Dividend taxation is now in force in Brazil. Is your corporate structure aligned with the new framework?

As of January 2026, dividend taxation has become part of the Brazilian corporate tax system. This represents a structural shift in a jurisdiction that historically concentrated taxation at the corporate level while exempting profit distributions.

The impact is not limited to large conglomerates. Small and medium sized enterprises, family owned businesses, professional firms, startups and multinational groups operating through Brazilian subsidiaries are all directly affected.

The key issue is not merely the new withholding on dividends. It is the combined effect of corporate taxation and taxation at the distribution stage, which increases the overall effective tax burden of the business.

1. Small and medium sized enterprises

Companies structured under a single legal entity with recurring full profit distributions are now facing a higher consolidated tax burden at the shareholder level.
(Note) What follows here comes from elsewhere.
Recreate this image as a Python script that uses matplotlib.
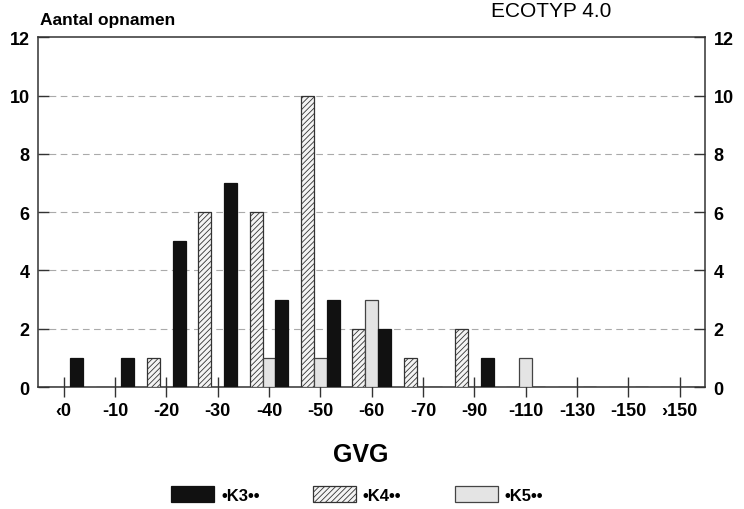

This makes it necessary to reassess:

  • Retention and reinvestment policies
  • Possible segregation of business activities
  • Implementation of holding structures
  • Shareholders agreements and governance arrangements
  • Succession planning with tax efficiency considerations

Family owned businesses are particularly exposed, as recurring profit distributions that supported shareholders cash flow are now subject to additional taxation.

2. Multi activity structures

Entities combining service provision and product commercialization within the same legal entity may experience distortions in margin allocation and expense management.

Corporate segregation becomes not only an operational decision but also a structural tax and risk management strategy.

Failure to review the structure may gradually erode competitiveness.

3. Multinational groups

For international groups, dividend taxation directly affects:

  • Profit repatriation strategies
  • Intercompany cash flow planning
  • Capitalization structure of the Brazilian subsidiary

Structures designed under a dividend exemption regime may now generate economic double taxation or unexpected increases in the group’s consolidated tax burden.

Moreover, reorganizations implemented after the entry into force of the new rules are likely to be scrutinized under substance and business purpose standards.

4. Governance and documentation

The new environment requires alignment between formal structure and actual operations.

Corporate restructuring should be supported by:

  • Proper legal rationale
  • Documented business purpose
  • Review of intercompany agreements
  • Update of shareholders agreements
  • Formal dividend policy adjustments

The objective must be long term legal certainty rather than short term tax savings.

Conclusion

With dividend taxation already in force, structural review is no longer preventive. It is necessary.

An integrated analysis involving corporate law, tax law and governance is essential. The new framework requires a corporate architecture that reflects the current economic and regulatory reality in Brazil.